Disclaimer: this tutorial uses part of the codes in http://lucaspuente.github.io/notes/2016/04/05/Mapping-Twitter-Followers.

The required R libraries

require(twitteR)
require(data.table)
require(RJSONIO)
require(leaflet)

A quick demo of the location information on Twitter bio

#Get the location of @UMassPoll. To run the following code, you must first set up Twitter API. 
user<-getUser("UMassPoll")
user$location
[1] "Amherst, MA"

We will map the tweets mentioning @realdonaldtrump.For this task, we have a pre-collected data (tweets_mentioning_dt.csv). We will load the CSV file and name it tweets.

tweets <- read.csv("tweets_mentioning_dt.csv")

Create two new columns; one for storing the location information disclosed on a user’s Twitter bio, and the other column for storing the URL to a user’s profile image.

tweets$user_location_on_twitter_bio <- NA
tweets$profile_image <- NA

We will now loop over each tweet, finding who sent it and the location information from the user’s Twitter bio. Let’s first grab the location info for the first 200 tweets (That is why we put 1:200). You can of course change the number to cover all tweets (the tweets dataframe have 500 tweets, so you can put 1:500).

Because we will use the Twitter API, make sure you run the Twitter API authorization code before trying out the code below.

for (user in tweets$screenName[1:200]){  
  print(c("finding the profile for:",user))
  Sys.sleep(3) #build in a sleeper to prevent Twitter API rate limit error. 
  try(tweets[tweets$screenName==user,]$user_location_on_twitter_bio <- getUser(user)$location)
  try(tweets[tweets$screenName==user,]$profile_image <- getUser(user)$profileImageUrl)
}

While running the previous code, you likely have noticed some errors returned from the Twitter API (such as Not Found (HTTP 404)). When a tweet gives you an error, the code will ignore the error and proceed to the next tweet. There are many reasons for errors from the Twitter API. One common reason is that Twitter user could be suspended or deleted and therefore there is no location information to be found for the user.
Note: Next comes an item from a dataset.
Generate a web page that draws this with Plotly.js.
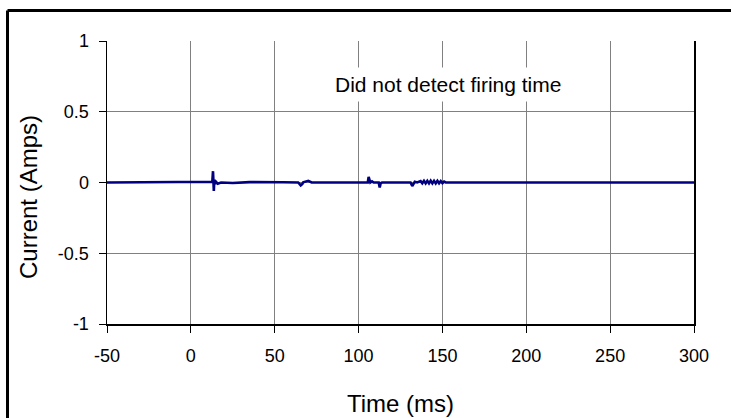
<!DOCTYPE html>
<html>
<head>
<meta charset="utf-8">
<script src="https://cdn.plot.ly/plotly-3.0.1.min.js"></script>
<style>
  html, body { margin: 0; padding: 0; background: #fff; }
  #chart { width: 731px; height: 418px; }
</style>
</head>
<body>
<div id="chart"></div>
<script>
// Time (ms)
const timeMs = [-50, -20, 0, 12, 12.8, 13.2, 13.4, 13.7, 14.0, 14.4, 15, 16, 18, 25, 35, 45, 55, 64,
  65.5, 66.5, 67, 70, 71, 72, 80, 95, 105.5, 106, 106.5, 107, 108, 109, 112, 112.6, 113.2, 114,
  120, 131, 132, 132.8, 133.5, 135, 137, 138, 139, 140, 141, 142, 143, 144, 145, 146, 147, 148,
  149, 150, 151, 152, 170, 200, 250, 300];
// Current (Amps)
const currentA = [0, 0.002, 0, 0, 0.005, 0.08, -0.01, -0.06, 0.02, -0.01, 0.005, -0.008, 0, -0.004, 0.003, 0, 0.002, 0,
  -0.02, -0.01, 0.002, 0.012, 0.003, 0, 0, 0.002, 0, 0.04, 0.005, 0, 0.008, 0, 0, -0.035, -0.005, 0,
  0, 0, -0.025, -0.005, 0.005, 0, 0.01, -0.005, 0.012, -0.006, 0.012, -0.006, 0.013, -0.006, 0.012, -0.006, 0.012, -0.005,
  0.01, -0.004, 0.006, 0, 0, 0.001, 0, 0];

const xTickVals = [-50, 0, 50, 100, 150, 200, 250, 300];
const yTickVals = [-1, -0.5, 0, 0.5, 1];
const yTickText = ["-1", "-0.5", "0", "0.5", "1"];
const noteText = "Did not detect firing time";
const xTitle = "Time (ms)";
const yTitle = "Current (Amps)";

const W = 731, H = 418;
const L = 107, R = 694, T = 41, B = 324;
const px2paperX = p => (p - L) / (R - L);
const px2paperY = p => (B - p) / (B - T);

const tickFont = { family: "'Liberation Sans Narrow', 'Arial Narrow', 'Liberation Sans', Arial, sans-serif", size: 18, color: "#000" };
const titleFont = { family: "'Liberation Sans', Arial, sans-serif", size: 24, color: "#000" };

const trace = {
  x: timeMs, y: currentA, type: "scatter", mode: "lines",
  line: { color: "#000080", width: 2.6 },
  hoverinfo: "skip", showlegend: false
};

const layout = {
  width: W, height: H,
  margin: { l: L, r: W - R, t: T, b: H - B, pad: 0 },
  paper_bgcolor: "#fff", plot_bgcolor: "#fff",
  showlegend: false,
  xaxis: {
    range: [-50, 300], tickvals: xTickVals, ticktext: xTickVals.map(String),
    showgrid: true, gridcolor: "#808080", gridwidth: 1,
    zeroline: false, showline: true, linecolor: "#000", linewidth: 1.5,
    ticks: "outside", ticklen: 7, tickcolor: "#000", tickwidth: 1,
    tickfont: tickFont, ticklabelstandoff: 8,
    title: { text: xTitle, font: titleFont, standoff: 30 },
    fixedrange: true
  },
  yaxis: {
    range: [-1, 1], tickvals: yTickVals, ticktext: yTickText,
    showgrid: true, gridcolor: "#808080", gridwidth: 1,
    zeroline: false, showline: true, mirror: true, linecolor: "#000", linewidth: 1.5,
    ticks: "outside", ticklen: 7, tickcolor: "#000", tickwidth: 1,
    tickfont: tickFont, ticklabelstandoff: 6,
    fixedrange: true
  },
  annotations: [{
    x: 153.3, y: 0.69, xref: "x", yref: "y",
    text: noteText, showarrow: false,
    font: { family: "'Liberation Sans', Arial, sans-serif", size: 21, color: "#000" },
    bgcolor: "#fff", borderpad: 5
  }, {
    x: px2paperX(29), y: px2paperY(197), xref: "paper", yref: "paper",
    xanchor: "center", yanchor: "middle", textangle: -90,
    text: yTitle, showarrow: false, font: titleFont
  }],
  shapes: [
    { type: "line", xref: "paper", yref: "paper",
      x0: px2paperX(7.5), x1: px2paperX(760), y0: px2paperY(10.5), y1: px2paperY(10.5),
      line: { color: "#000", width: 3 } },
    { type: "line", xref: "paper", yref: "paper",
      x0: px2paperX(7.5), x1: px2paperX(7.5), y0: px2paperY(10.5), y1: px2paperY(460),
      line: { color: "#000", width: 3 } }
  ]
};

Plotly.newPlot("chart", [trace], layout, { staticPlot: true, displayModeBar: false });
</script>
</body>
</html>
The location information is stored in the column named tweets$user_location_on_twitter_bio. We can match the cities and states in the column with the exact coordinates through Google Map API. To do that, obtain a key from Google Maps Geocoding API. (https://developers.google.com/maps/documentation/geocoding/get-api-key). There is a limit of 2,500 coordinates per day if you are a standard Google Map API user.

#create a function for getting coordinates from Google Map API.We use the code published by Lucas Puente (http://lucaspuente.github.io/notes/2016/04/05/Mapping-Twitter-Followers)
tweets$lat <-NA
tweets$lng <-NA

source("https://raw.githubusercontent.com/LucasPuente/geocoding/master/geocode_helpers.R")
source("https://raw.githubusercontent.com/LucasPuente/geocoding/master/modified_geocode.R")
geocode_apply<-function(x){
  geocode(x, source = "google", output = "all", api_key="xxx")
}

We will create a separate dataframe ONLY for tweets containing geo-info. This dataframe is named tweets_withgeo. We will then loop over the user_location_on_twitter_bio column in tweets_withgeo and find corresponding coordinates for each location.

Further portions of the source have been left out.